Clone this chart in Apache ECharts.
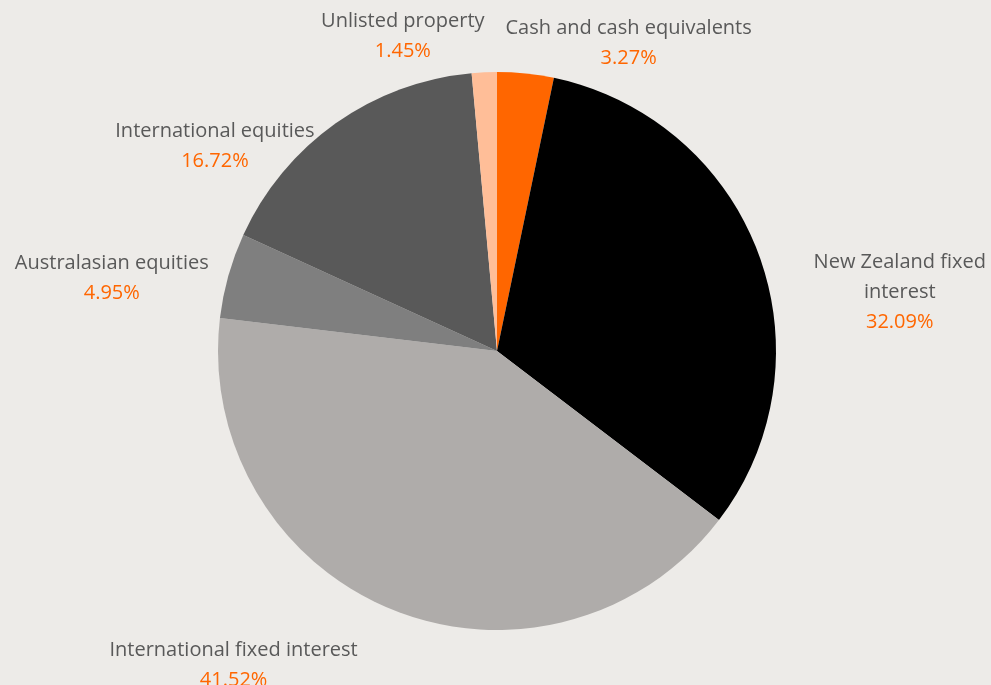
<!DOCTYPE html>
<html><head><meta charset="utf-8">
<script src="https://cdn.jsdelivr.net/npm/echarts@6/dist/echarts.min.js"></script>
<style>html,body{margin:0;padding:0;background:#EDEBE8;}#c{width:991px;height:685px;}</style>
</head><body><div id="c"></div>
<script>
const categories = ['Cash and cash equivalents','New Zealand fixed interest','International fixed interest','Australasian equities','International equities','Unlisted property'];
const labelNames = ['Cash and cash equivalents','New Zealand fixed\ninterest','International fixed interest','Australasian equities','International equities','Unlisted property'];
const values = [3.27, 32.09, 41.52, 4.95, 16.72, 1.45];
const colors = ['#FF6600','#000000','#AFACAA','#7F7F7F','#595959','#FFBE98'];
// label nudges (best-fit placement like the original)
const labelDX = [97, 127, -150, -102, -110, -76];
const labelDY = [-20, 42, 46, 5, 31, -26];

const chart = echarts.init(document.getElementById('c'));
chart.setOption({
  backgroundColor: '#EDEBE8',
  animation: false,
  series: [{
    type: 'pie',
    center: [497, 351],
    radius: 279,
    startAngle: 90,
    clockwise: true,
    avoidLabelOverlap: false,
    data: categories.map((n, i) => ({name: n, value: values[i], itemStyle: {color: colors[i]}})),
    label: {
      show: true,
      position: 'outside',
      formatter: p => '{n|' + labelNames[p.dataIndex].split('\n').join('}\n{n|') + '}\n{v|' + p.value.toFixed(2) + '%}',
      rich: {
        n: {color: '#595959', fontSize: 20, fontFamily: 'Open Sans', lineHeight: 30, align: 'center'},
        v: {color: '#FF6600', fontSize: 20, fontFamily: 'Open Sans', lineHeight: 30, align: 'center'}
      }
    },
    labelLine: {show: false, length: 10, length2: 0},
    labelLayout: p => ({align: 'center', verticalAlign: 'middle', dx: labelDX[p.dataIndex], dy: labelDY[p.dataIndex]})
  }]
});
</script></body></html>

Directions>
Pictures are to be left out; repeat all the remaining data exactly.

Correct result>
Clone this chart in Apache ECharts.
<!DOCTYPE html>
<html><head><meta charset="utf-8">
<script src="https://cdn.jsdelivr.net/npm/echarts@6/dist/echarts.min.js"></script>
<style>html,body{margin:0;padding:0;background:#EDEBE8;}#c{width:991px;height:685px;}</style>
</head><body><div id="c"></div>
<script>
const categories = ['Cash and cash equivalents','New Zealand fixed interest','International fixed interest','Australasian equities','International equities','Unlisted property'];
const labelNames = ['Cash and cash equivalents','New Zealand fixed\ninterest','International fixed interest','Australasian equities','International equities','Unlisted property'];
const values = [3.27, 32.09, 41.52, 4.95, 16.72, 1.45];
const colors = ['#FF6600','#000000','#AFACAA','#7F7F7F','#595959','#FFBE98'];
// label nudges (best-fit placement like the original)
const labelDX = [97, 127, -150, -102, -110, -76];
const labelDY = [-20, 42, 46, 5, 31, -26];

const chart = echarts.init(document.getElementById('c'));
chart.setOption({
  backgroundColor: '#EDEBE8',
  animation: false,
  series: [{
    type: 'pie',
    center: [497, 351],
    radius: 279,
    startAngle: 90,
    clockwise: true,
    avoidLabelOverlap: false,
    data: categories.map((n, i) => ({name: n, value: values[i], itemStyle: {color: colors[i]}})),
    label: {
      show: true,
      position: 'outside',
      formatter: p => '{n|' + labelNames[p.dataIndex].split('\n').join('}\n{n|') + '}\n{v|' + p.value.toFixed(2) + '%}',
      rich: {
        n: {color: '#595959', fontSize: 20, fontFamily: 'Open Sans', lineHeight: 30, align: 'center'},
        v: {color: '#FF6600', fontSize: 20, fontFamily: 'Open Sans', lineHeight: 30, align: 'center'}
      }
    },
    labelLine: {show: false, length: 10, length2: 0},
    labelLayout: p => ({align: 'center', verticalAlign: 'middle', dx: labelDX[p.dataIndex], dy: labelDY[p.dataIndex]})
  }]
});
</script></body></html>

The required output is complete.